■ Aim of the exercise:
Reproduce exactly the run of lines from the one containing "Write the Altair code for this chart." through the one containing "df = pd.DataFrame(rows)". Pictures do not belong in the copy.

■ Supplied data:
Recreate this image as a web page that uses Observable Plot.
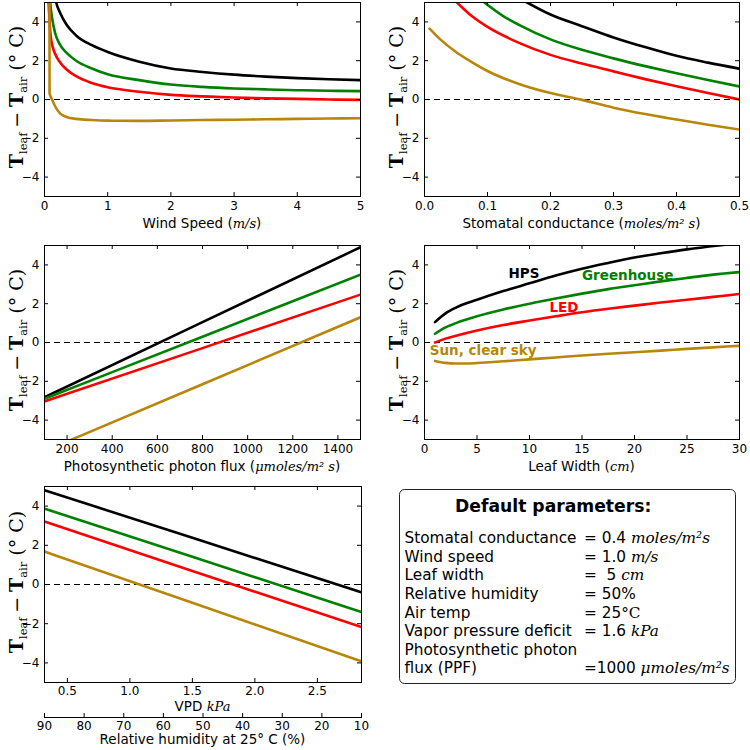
<!DOCTYPE html>
<html><head><meta charset="utf-8">
<script src="https://cdn.jsdelivr.net/npm/d3@7"></script>
<script src="https://cdn.jsdelivr.net/npm/@observablehq/plot@0.6"></script>
<style>
body{margin:0;background:#fff;}
#root{position:relative;width:750px;height:750px;font-family:"DejaVu Sans";overflow:hidden;}
#root > svg{position:absolute;overflow:visible;max-width:none;}
text{white-space:pre;}
</style></head><body><div id="root"></div>
<script>
// ---------- shared ----------
const seriesNames = ["HPS", "Greenhouse", "LED", "Sun, clear sky"];
const seriesColors = ["#000000", "#008000", "#ff0000", "#b8860b"];
const yTicks = [-4, -2, 0, 2, 4];
const yDomain = [-5, 5];
const yLabelParts = [["T", "b"], ["leaf", "sub"], ["\u2005−\u2005", ""], ["T", "b"], ["air", "sub"], [" (° C)", ""]];

// ---------- panel 1: wind speed ----------
const windTicks = [0, 1, 2, 3, 4, 5];
const windHPS = [[0.15,5.6],[0.185,5.0],[0.25,4.45],[0.35,3.85],[0.5,3.3],[0.75,2.8],[1,2.45],[1.5,1.95],[2,1.6],[2.5,1.42],[3,1.28],[3.5,1.18],[4,1.1],[4.5,1.04],[5,1.0]];
const windGreen = [[0.08,5.4],[0.09,5.0],[0.12,4.2],[0.17,3.4],[0.25,2.8],[0.35,2.4],[0.5,2.0],[0.75,1.6],[1,1.3],[1.5,1.0],[2,0.77],[2.5,0.65],[3,0.57],[3.5,0.52],[4,0.48],[4.5,0.45],[5,0.43]];
const windLED = [[0.06,5.4],[0.065,5.0],[0.08,4.0],[0.1,3.2],[0.14,2.6],[0.2,2.15],[0.25,1.9],[0.35,1.55],[0.5,1.2],[0.75,0.85],[1,0.63],[1.5,0.4],[2,0.24],[2.5,0.16],[3,0.1],[3.5,0.06],[4,0.03],[4.5,0.0],[5,-0.02]];
const windSun = [[0.078,5.5],[0.08,0.32],[0.12,0.0],[0.17,-0.36],[0.25,-0.73],[0.35,-0.9],[0.5,-1.0],[0.75,-1.06],[1,-1.09],[1.5,-1.1],[2,-1.08],[2.5,-1.06],[3,-1.04],[3.5,-1.02],[4,-1.0],[4.5,-0.98],[5,-0.97]];

// ---------- panel 2: stomatal conductance ----------
const gsTicks = [0, 0.1, 0.2, 0.3, 0.4, 0.5];
const gsHPS = [[0.16,5.05],[0.2,4.38],[0.25,3.78],[0.3,3.2],[0.35,2.7],[0.4,2.25],[0.45,1.9],[0.5,1.59]];
const gsGreen = [[0.095,5.0],[0.125,4.3],[0.15,3.85],[0.2,3.1],[0.25,2.56],[0.3,2.12],[0.35,1.72],[0.4,1.35],[0.45,1.0],[0.5,0.67]];
const gsLED = [[0.05,5.05],[0.075,4.3],[0.1,3.74],[0.15,2.92],[0.2,2.3],[0.25,1.85],[0.3,1.45],[0.35,1.05],[0.4,0.68],[0.45,0.33],[0.5,0.0]];
const gsSun = [[0.008,3.65],[0.025,3.1],[0.05,2.45],[0.075,1.93],[0.1,1.47],[0.15,0.8],[0.2,0.33],[0.25,-0.02],[0.3,-0.42],[0.35,-0.75],[0.4,-1.03],[0.45,-1.3],[0.5,-1.55]];

// ---------- panel 3: PPF ----------
const ppfTicks = [200, 400, 600, 800, 1000, 1200, 1400];
const ppfHPS = [[100,-2.82],[800,1.05],[1500,4.91]];
const ppfGreen = [[100,-2.9],[800,0.3],[1500,3.5]];
const ppfLED = [[100,-3.04],[800,-0.29],[1500,2.47]];
const ppfSun = [[221,-5.0],[800,-2.15],[1500,1.3]];

// ---------- panel 4: leaf width ----------
const lwTicks = [0, 5, 10, 15, 20, 25, 30];
const lwHPS = [[1,1.05],[2,1.5],[3,1.8],[5,2.2],[7.5,2.65],[10,3.05],[12.5,3.45],[15,3.8],[17.5,4.1],[20,4.38],[22.5,4.6],[25,4.8],[28,5.0],[30,5.12]];
const lwGreen = [[1,0.45],[2,0.78],[3,1.0],[5,1.35],[7.5,1.7],[10,2.0],[12.5,2.27],[15,2.52],[17.5,2.75],[20,2.95],[22.5,3.15],[25,3.33],[27.5,3.5],[30,3.63]];
const lwLED = [[1,0.0],[2,0.2],[3,0.35],[5,0.62],[7.5,0.9],[10,1.13],[12.5,1.35],[15,1.56],[17.5,1.74],[20,1.9],[22.5,2.06],[25,2.2],[27.5,2.35],[30,2.5]];
const lwSun = [[1,-0.95],[2,-1.05],[3,-1.08],[4,-1.08],[5,-1.06],[7.5,-0.97],[10,-0.87],[12.5,-0.77],[15,-0.67],[17.5,-0.58],[20,-0.5],[22.5,-0.42],[25,-0.33],[27.5,-0.25],[30,-0.17]];
const lwLabelX = [8.0, 15.0, 11.9, 0.5];
const lwLabelY = [3.3, 3.22, 1.56, -0.67];

// ---------- panel 5: VPD ----------
const vpdDomain = [0.317, 2.853];
const vpdTicks = [0.5, 1.0, 1.5, 2.0, 2.5];
const vpdHPS = [[0.317,4.81],[1.5,2.38],[2.853,-0.4]];
const vpdGreen = [[0.317,3.87],[1.5,1.42],[2.853,-1.41]];
const vpdLED = [[0.317,3.21],[1.5,0.69],[2.853,-2.17]];
const vpdSun = [[0.317,1.68],[1.5,-0.93],[2.853,-3.92]];
const rhDomain = [90, 10];
const rhTicks = [90, 80, 70, 60, 50, 40, 30, 20, 10];

// ---------- parameter box ----------
const paramTitle = "Default parameters:";
const paramNames = ["Stomatal conductance", "Wind speed", "Leaf width", "Relative humidity", "Air temp", "Vapor pressure deficit", "Photosynthetic photon", "flux (PPF)"];
const paramValues = ["= 0.4 ", "= 1.0 ", "=  5 ", "= 50%", "= 25", "= 1.6 ", "", "=1000 "];
const paramUnits = ["moles/m²s", "m/s", "cm", "", "°C", "kPa", "", "μmoles/m²s"];

// ---------- helpers ----------
const root = document.getElementById("root");
const TICK_FS = 12;

function rowsOf(list) {
  return list.flatMap((pts, i) => pts.map(([x, y]) => ({series: seriesNames[i], x, y})));
}

function addParts(textSel, parts, size) {
  for (const [s, kind] of parts) {
    const t = textSel.append("tspan").text(s);
    if (kind === "it") t.attr("font-family", "DejaVu Serif").attr("font-style", "italic").attr("font-size", size - 0.5);
  }
}

function addYLabel(svg, x, cy) {
  const t = d3.select(svg).append("text")
    .attr("transform", `translate(${x},${cy}) rotate(-90)`)
    .attr("text-anchor", "middle").attr("font-family", "DejaVu Serif").attr("fill", "#000");
  let shifted = false;
  for (const [s, kind] of yLabelParts) {
    const ts = t.append("tspan").text(s);
    if (kind === "sub") { ts.attr("font-size", 11.5).attr("dy", 4); shifted = true; }
    else {
      ts.attr("font-size", 19);
      if (shifted) { ts.attr("dy", -4); shifted = false; }
      if (kind === "b") ts.attr("font-weight", "bold");
    }
  }
}

function panel({rows, xDomain, xTicks, xFormat, left, top, width, height, mt, mr, mb, ml, xLabel, xLabelDy = 32, tickPad = 5, extra = []}) {
  const fh = height - mt - mb, fw = width - ml - mr;
  const svg = Plot.plot({
    width, height, marginTop: mt, marginRight: mr, marginBottom: mb, marginLeft: ml,
    style: {fontFamily: "DejaVu Sans", fontSize: "12px", background: "transparent", color: "#000"},
    x: {domain: xDomain, label: null},
    y: {domain: yDomain, label: null},
    color: {domain: seriesNames, range: seriesColors},
    marks: [
      Plot.ruleY([0], {stroke: "#000", strokeWidth: 1, strokeDasharray: "6,4"}),
      Plot.line(rows, {x: "x", y: "y", z: "series", stroke: "series", strokeWidth: 2.6, curve: "monotone-x", clip: true}),
      ...extra,
      Plot.tickX(xTicks, {x: d => d, insetTop: fh - 4, stroke: "#000"}),
      Plot.tickX(xTicks, {x: d => d, insetBottom: fh - 4, stroke: "#000"}),
      Plot.tickY(yTicks, {y: d => d, insetRight: fw - 4, stroke: "#000"}),
      Plot.tickY(yTicks, {y: d => d, insetLeft: fw - 4, stroke: "#000"}),
      Plot.axisX(xTicks, {tickSize: 0, tickPadding: tickPad, tickFormat: xFormat, label: null, fontSize: TICK_FS}),
      Plot.axisY(yTicks, {tickSize: 0, tickPadding: 5, label: null, fontSize: TICK_FS}),
      Plot.frame({stroke: "#000", strokeWidth: 1})
    ]
  });
  svg.style.left = left + "px";
  svg.style.top = top + "px";
  root.appendChild(svg);
  const xl = d3.select(svg).append("text")
    .attr("x", ml + fw / 2).attr("y", height - mb + xLabelDy)
    .attr("text-anchor", "middle").attr("font-size", 13.5).attr("fill", "#000").attr("font-family", "DejaVu Sans");
  addParts(xl, xLabel, 13.5);
  addYLabel(svg, ml - 21, mt + fh / 2 - 2);
  return svg;
}

// ---------- panels ----------
panel({rows: rowsOf([windHPS, windGreen, windLED, windSun]), xDomain: [0, 5], xTicks: windTicks, xFormat: d3.format("d"),
  left: 0, top: 0, width: 375, height: 240, mt: 2, mr: 15, mb: 44, ml: 44,
  xLabel: [["Wind Speed (", ""], ["m/s", "it"], [")", ""]]});

panel({rows: rowsOf([gsHPS, gsGreen, gsLED, gsSun]), xDomain: [0, 0.5], xTicks: gsTicks, xFormat: d3.format(".1f"),
  left: 375, top: 0, width: 375, height: 240, mt: 2, mr: 11, mb: 44, ml: 49,
  xLabel: [["Stomatal conductance (", ""], ["moles/m² s", "it"], [")", ""]]});

panel({rows: rowsOf([ppfHPS, ppfGreen, ppfLED, ppfSun]), xDomain: [100, 1500], xTicks: ppfTicks, xFormat: d3.format("d"),
  left: 0, top: 240, width: 375, height: 240, mt: 5, mr: 15, mb: 41, ml: 44,
  xLabel: [["Photosynthetic photon flux (", ""], ["μmoles/m² s", "it"], [")", ""]]});

const lwLabels = seriesNames.map((s, i) => ({series: s, x: lwLabelX[i], y: lwLabelY[i]}));
panel({rows: rowsOf([lwHPS, lwGreen, lwLED, lwSun]), xDomain: [0, 30], xTicks: lwTicks, xFormat: d3.format("d"),
  left: 375, top: 240, width: 375, height: 240, mt: 5, mr: 11, mb: 41, ml: 49,
  xLabel: [["Leaf Width (", ""], ["cm", "it"], [")", ""]],
  extra: [Plot.text(lwLabels, {x: "x", y: "y", text: "series", fill: "series", fontWeight: "bold", fontSize: 13.5, textAnchor: "start", lineAnchor: "bottom"})]});

panel({rows: rowsOf([vpdHPS, vpdGreen, vpdLED, vpdSun]), xDomain: vpdDomain, xTicks: vpdTicks, xFormat: d3.format(".1f"),
  left: 0, top: 480, width: 375, height: 240, mt: 6, mr: 14, mb: 38, ml: 44, xLabelDy: 29, tickPad: 3.5,
  xLabel: [["VPD ", ""], ["kPa", "it"]]});

// secondary relative-humidity axis
{
  const width = 375, height = 50, mt = 13, mb = 33, ml = 44, mr = 14;
  const svg = Plot.plot({
    width, height, marginTop: mt, marginBottom: mb, marginLeft: ml, marginRight: mr,
    style: {fontFamily: "DejaVu Sans", fontSize: "12px", background: "transparent", color: "#000"},
    x: {domain: rhDomain, label: null},
    marks: [
      Plot.tickX(rhTicks, {x: d => d, stroke: "#000"}),
      Plot.frame({anchor: "bottom", stroke: "#000"}),
      Plot.axisX(rhTicks, {tickSize: 0, tickPadding: 3.5, label: null, tickFormat: d3.format("d"), fontSize: TICK_FS})
    ]
  });
  svg.style.left = "0px"; svg.style.top = "700px";
  root.appendChild(svg);
  d3.select(svg).append("text").attr("x", ml + (width - ml - mr) / 2).attr("y", height - mb + 27)
    .attr("text-anchor", "middle").attr("font-size", 13.5).attr("fill", "#000").attr("font-family", "DejaVu Sans")
    .text("Relative humidity at 25° C (%)");
}

// parameter box
{
  const svg = d3.create("svg").attr("width", 360).attr("height", 220)
    .style("left", "390px").style("top", "480px");
  svg.append("rect").attr("x", 9.5).attr("y", 9.5).attr("width", 336).attr("height", 194).attr("rx", 5)
    .attr("fill", "#fff").attr("stroke", "#222").attr("stroke-width", 1);
  svg.append("text").attr("x", 65).attr("y", 31.5).attr("font-size", 17.2).attr("font-weight", "bold")
    .attr("font-family", "DejaVu Sans").attr("fill", "#000").text(paramTitle);
  paramNames.forEach((name, i) => {
    const y = 63.3 + i * 18.57;
    svg.append("text").attr("x", 14.5).attr("y", y).attr("font-size", 15.3).attr("font-family", "DejaVu Sans").attr("fill", "#000").text(name);
    if (paramValues[i]) {
      const t = svg.append("text").attr("x", 194).attr("y", y).attr("font-size", 15.3).attr("font-family", "DejaVu Sans").attr("fill", "#000");
      t.append("tspan").text(paramValues[i]);
      if (paramUnits[i]) {
        const u = t.append("tspan").attr("font-family", "DejaVu Serif").text(paramUnits[i]);
        if (paramUnits[i] !== "°C") u.attr("font-style", "italic");
      }
    }
  });
  root.appendChild(svg.node());
}
</script></body></html>
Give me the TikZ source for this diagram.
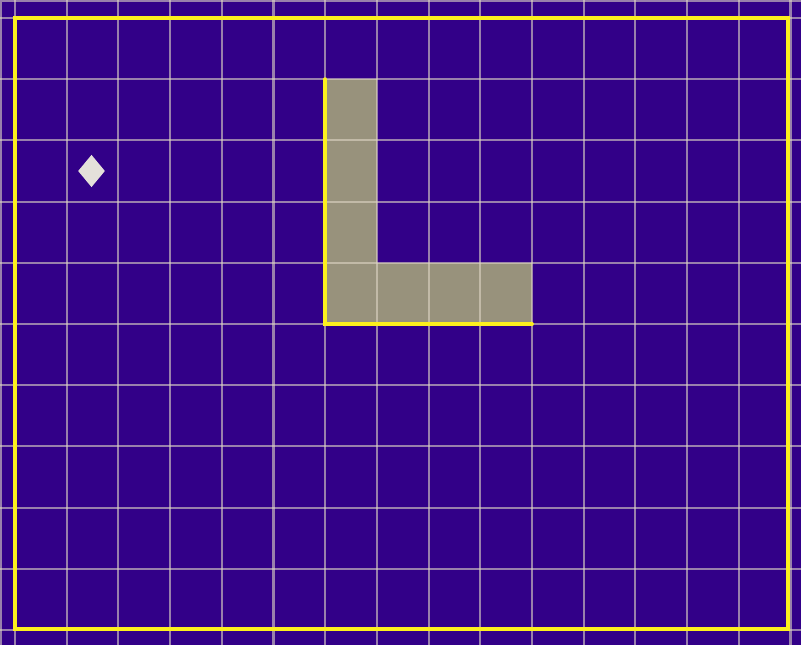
\documentclass[tikz,border=0pt]{standalone}
\usepackage{xcolor}
\usepackage{tikz}
\usetikzlibrary{shapes.geometric, positioning}
\definecolor{boardbg}{RGB}{50,0,136}
\definecolor{gridtan}{RGB}{222,214,196}
\definecolor{edgeyel}{RGB}{252,240,30}
\definecolor{piecegray}{RGB}{152,146,124}
\definecolor{markgray}{RGB}{228,224,218}
\tikzset{
  gridline/.style={draw=gridtan, opacity=0.6, line width=1.2pt},
  boardedge/.style={draw=edgeyel, line width=2.2pt},
  piece/.style={fill=piecegray},
  pieceedge/.style={draw=edgeyel, line width=2.2pt, line cap=round},
  marker/.style={diamond, fill=markgray, inner sep=0pt,
    minimum width=0.54cm, minimum height=0.65cm}
}
\begin{document}
\begin{tikzpicture}[x=1.034cm, y=-1.224cm]
  % background
  \fill[boardbg] (-0.290,-0.294) rectangle (15.203,10.245);
  \useasboundingbox (-0.290,-0.294) rectangle (15.203,10.245);

  % L piece
  \fill[piece] (6,1) -- (7,1) -- (7,4) -- (10,4) -- (10,5) -- (6,5) -- cycle;

  % grid, plus the light strips on the top and left edges
  \foreach \i in {0,...,15}
    \draw[gridline] (\i,-0.294) -- (\i,10.245);
  \foreach \j in {0,...,10}
    \draw[gridline] (-0.290,\j) -- (15.203,\j);
  \draw[gridline] (-0.270,10.245) -- (-0.270,-0.276) -- (15.203,-0.276);

  % outer frame and piece edges
  \draw[boardedge] (0,0) rectangle (14.95,9.98);
  \draw[pieceedge] (6,1) -- (6,5) -- (10,5);

  \node[marker] (dot) at (1.48,2.5) {};
\end{tikzpicture}
\end{document}
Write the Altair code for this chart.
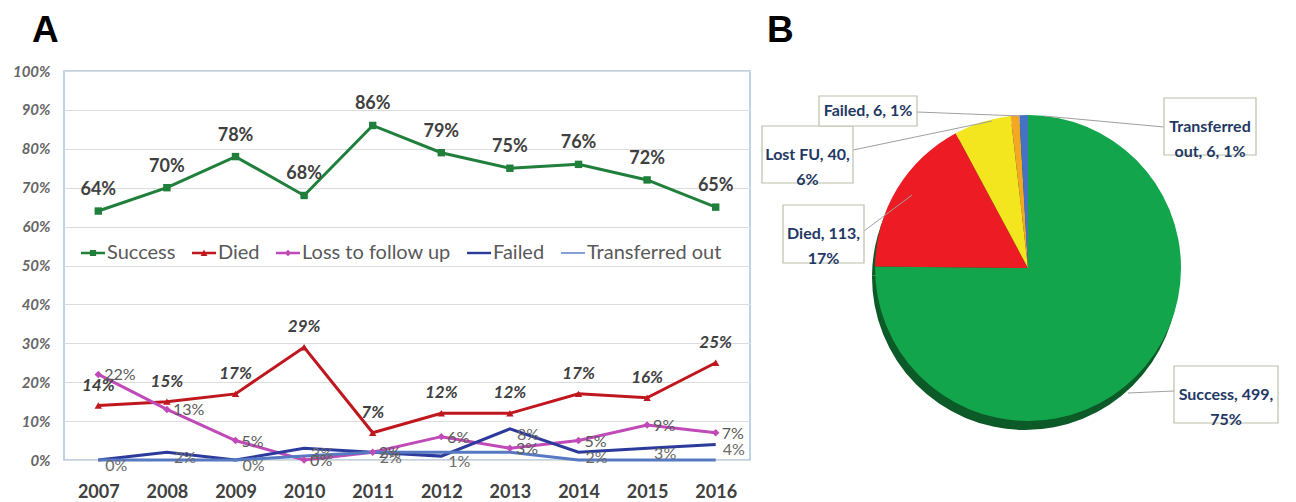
import altair as alt
import pandas as pd

# ---------------- data ----------------
years = ["2007", "2008", "2009", "2010", "2011", "2012", "2013", "2014", "2015", "2016"]
series_names = ["Success", "Died", "Loss to follow up", "Failed", "Transferred out"]
success = [64, 70, 78, 68, 86, 79, 75, 76, 72, 65]
died = [14, 15, 17, 29, 7, 12, 12, 17, 16, 25]
lost = [22, 13, 5, 0, 2, 6, 3, 5, 9, 7]
failed = [0, 2, 0, 3, 2, 1, 8, 2, 3, 4]
transferred = [0, 0, 0, 1, 2, 2, 2, 0, 0, 0]

pie_categories = ["Success", "Died", "Lost FU", "Failed", "Transferred out"]
pie_counts = [499, 113, 40, 6, 6]
pie_pcts = [75, 17, 6, 1, 1]

# ---------------- styles ----------------
line_colors = ["#1f7f3b", "#c0171f", "#c04ab8", "#2b3a9b", "#5679c2"]
line_widths = [3, 3, 2.5, 3, 2]
marker_shapes = ["square", "triangle-up", "diamond", "stroke", "stroke"]
pie_colors = ["#13a54b", "#ed1c24", "#f3e51e", "#f5a623", "#4472c4"]

# legend symbols: a short line with the series marker (unit box -1..1)
LINE_THICK = "M-1,-0.1L1,-0.1L1,0.1L-1,0.1Z"
LINE_THIN = "M-1,-0.06L1,-0.06L1,0.06L-1,0.06Z"
legend_paths = [
    LINE_THICK + " M-0.26,-0.26L0.26,-0.26L0.26,0.26L-0.26,0.26Z",
    LINE_THICK + " M-0.28,0.24L0,-0.3L0.28,0.24Z",
    LINE_THICK + " M0,-0.28L0.28,0L0,0.28L-0.28,0Z",
    LINE_THICK,
    LINE_THIN,
]

series_values = [success, died, lost, failed, transferred]
rows = []
for name, vals in zip(series_names, series_values):
    for yr, v in zip(years, vals):
        rows.append({"year": yr, "series": name, "value": v / 100, "label": f"{v}%"})
df = pd.DataFrame(rows)

cscale = alt.Scale(domain=series_names, range=line_colors)

shape_expr = ""
for name, p in zip(series_names[:-1], legend_paths[:-1]):
    shape_expr += f"datum.value === '{name}' ? '{p}' : "
shape_expr += f"'{legend_paths[-1]}'"

base = alt.Chart(df).encode(
    x=alt.X("year:O", scale=alt.Scale(type="point", padding=0.5),
            axis=alt.Axis(title=None, labelAngle=0, ticks=False, domain=False, grid=False,
                          labelFont="Lato", labelFontSize=18, labelFontWeight="bold",
                          labelColor="#404040", labelPadding=23)),
    y=alt.Y("value:Q", scale=alt.Scale(domain=[0, 1], nice=False),
            axis=alt.Axis(title=None, values=[i / 10 for i in range(11)], format=".0%",
                          grid=True, gridColor="#dcdcdc", domain=False, ticks=False,
                          labelFont="Lato", labelFontSize=15, labelFontStyle="italic",
                          labelFontWeight="bold", labelColor="#666666", labelPadding=14)),
)

legend = alt.Legend(title=None, orient="none", legendX=17, legendY=170, direction="horizontal",
                    labelFont="Lato", labelFontSize=20, labelColor="#595959",
                    symbolSize=576, columnPadding=16, labelOffset=2,
                    symbolType={"expr": shape_expr}, symbolStrokeWidth=0)

lines = base.mark_line().encode(
    color=alt.Color("series:N", scale=cscale, legend=legend),
    strokeWidth=alt.StrokeWidth("series:N", scale=alt.Scale(domain=series_names, range=line_widths), legend=None),
)
points = base.mark_point(filled=True, opacity=1).encode(
    color=alt.Color("series:N", scale=cscale, legend=legend),
    shape=alt.Shape("series:N", scale=alt.Scale(domain=series_names, range=marker_shapes), legend=None),
    size=alt.value(55),
)

succ_text = base.transform_filter(alt.datum.series == "Success").mark_text(
    dy=-21, font="Lato", fontSize=18, fontWeight="bold", color="#404040").encode(text="label:N")
died_text = base.transform_filter(alt.datum.series == "Died").mark_text(
    dy=-20, font="Lato", fontSize=17, fontWeight="bold", fontStyle="italic", color="#404040").encode(text="label:N")
lost_text = base.transform_filter(alt.datum.series == "Loss to follow up").mark_text(
    align="left", dx=6, dy=1, font="Lato", fontSize=16, color="#595959").encode(text="label:N")
failed_text = base.transform_filter(alt.datum.series == "Failed").mark_text(
    align="left", dx=7, dy=6, font="Lato", fontSize=16, color="#6a6a6a").encode(text="label:N")

left = alt.layer(lines, points, succ_text, died_text, lost_text, failed_text).properties(
    width=686, height=389,
    view=alt.ViewBackground(stroke="#a9c5e0", strokeWidth=1.5),
    title=alt.TitleParams("A", anchor="start", frame="group", dx=-32, font="Liberation Sans",
                          fontSize=37, fontWeight="bold", color="#000000", offset=14),
)

# ---------------- pie ----------------
pie_df = pd.DataFrame({"category": pie_categories, "count": pie_counts, "pct": pie_pcts,
                       "order": list(range(len(pie_categories)))})

CX, CY, R = 266, 197, 153
shadow = alt.Chart(pie_df).mark_arc(radius=R, color="#0b5a27").encode(
    theta=alt.Theta("count:Q", stack=True), order=alt.Order("order:Q"),
    x=alt.value(CX - 3), y=alt.value(CY + 9))
arcs = alt.Chart(pie_df).mark_arc(radius=R).encode(
    theta=alt.Theta("count:Q", stack=True), order=alt.Order("order:Q"),
    color=alt.Color("category:N", scale=alt.Scale(domain=pie_categories, range=pie_colors), legend=None),
    x=alt.value(CX), y=alt.value(CY))

# label layout (pixel positions in the pie panel): box x0,x1,y0,y1 ; words on first line ; leader from -> to
layout = {
    "Success": dict(box=(412, 516, 295, 352), k=2, lead=(412, 320, 366, 322)),
    "Died": dict(box=(21, 102, 134, 192), k=2, lead=(102, 160, 150, 124)),
    "Lost FU": dict(box=(0, 91, 55, 112), k=3, lead=(91, 79, 230, 50)),
    "Failed": dict(box=(57, 155, 25, 55), k=None, lead=(155, 41, 258, 45)),
    "Transferred out": dict(box=(402, 494, 27, 84), k=1, lead=(402, 56, 282, 45)),
}
lab_rows = []
for cat, cnt, pct in zip(pie_categories, pie_counts, pie_pcts):
    L = layout[cat]
    words = f"{cat}, {cnt}, {pct}%".split(" ")
    txt = " ".join(words) if L["k"] is None else " ".join(words[:L["k"]]) + "\n" + " ".join(words[L["k"]:])
    x0, x1, y0, y1 = L["box"]
    lx, ly, lx2, ly2 = L["lead"]
    lab_rows.append({"category": cat, "text": txt, "x0": x0, "x1": x1, "y0": y0, "y1": y1,
                     "tx": (x0 + x1) / 2, "ty": (y0 + y1) / 2,
                     "lx": lx, "ly": ly, "lx2": lx2, "ly2": ly2})
lab_df = pd.DataFrame(lab_rows)

leaders = alt.Chart(lab_df).mark_rule(color="#a0a0a0", strokeWidth=1).encode(
    x=alt.X("lx:Q", scale=None), y=alt.Y("ly:Q", scale=None),
    x2="lx2:Q", y2="ly2:Q")
boxes = alt.Chart(lab_df).mark_rect(fill="#ffffff", stroke="#b9c1aa", strokeWidth=1.2).encode(
    x=alt.X("x0:Q", scale=None), x2="x1:Q", y=alt.Y("y0:Q", scale=None), y2="y1:Q")
texts = alt.Chart(lab_df).mark_text(font="Lato", fontSize=16, fontWeight="bold", color="#1f3864",
                                    lineBreak="\n", lineHeight=25, baseline="middle").encode(
    x=alt.X("tx:Q", scale=None), y=alt.Y("ty:Q", scale=None), text="text:N")

right = alt.layer(shadow, arcs, leaders, boxes, texts).properties(
    width=520, height=389,
    view=alt.ViewBackground(stroke="transparent"),
    title=alt.TitleParams("B", anchor="start", frame="group", dx=5, font="Liberation Sans",
                          fontSize=37, fontWeight="bold", color="#000000", offset=21),
)

chart = alt.hconcat(left, right, spacing=9).properties(
    padding={"left": 3, "top": 3, "right": 0, "bottom": 5}
).resolve_scale(color="independent")

chart.save("out.html", embed_options={"renderer": "svg", "actions": False})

■ Response below:
Write the Altair code for this chart.
import altair as alt
import pandas as pd

# ---------------- data ----------------
years = ["2007", "2008", "2009", "2010", "2011", "2012", "2013", "2014", "2015", "2016"]
series_names = ["Success", "Died", "Loss to follow up", "Failed", "Transferred out"]
success = [64, 70, 78, 68, 86, 79, 75, 76, 72, 65]
died = [14, 15, 17, 29, 7, 12, 12, 17, 16, 25]
lost = [22, 13, 5, 0, 2, 6, 3, 5, 9, 7]
failed = [0, 2, 0, 3, 2, 1, 8, 2, 3, 4]
transferred = [0, 0, 0, 1, 2, 2, 2, 0, 0, 0]

pie_categories = ["Success", "Died", "Lost FU", "Failed", "Transferred out"]
pie_counts = [499, 113, 40, 6, 6]
pie_pcts = [75, 17, 6, 1, 1]

# ---------------- styles ----------------
line_colors = ["#1f7f3b", "#c0171f", "#c04ab8", "#2b3a9b", "#5679c2"]
line_widths = [3, 3, 2.5, 3, 2]
marker_shapes = ["square", "triangle-up", "diamond", "stroke", "stroke"]
pie_colors = ["#13a54b", "#ed1c24", "#f3e51e", "#f5a623", "#4472c4"]

# legend symbols: a short line with the series marker (unit box -1..1)
LINE_THICK = "M-1,-0.1L1,-0.1L1,0.1L-1,0.1Z"
LINE_THIN = "M-1,-0.06L1,-0.06L1,0.06L-1,0.06Z"
legend_paths = [
    LINE_THICK + " M-0.26,-0.26L0.26,-0.26L0.26,0.26L-0.26,0.26Z",
    LINE_THICK + " M-0.28,0.24L0,-0.3L0.28,0.24Z",
    LINE_THICK + " M0,-0.28L0.28,0L0,0.28L-0.28,0Z",
    LINE_THICK,
    LINE_THIN,
]

series_values = [success, died, lost, failed, transferred]
rows = []
for name, vals in zip(series_names, series_values):
    for yr, v in zip(years, vals):
        rows.append({"year": yr, "series": name, "value": v / 100, "label": f"{v}%"})
df = pd.DataFrame(rows)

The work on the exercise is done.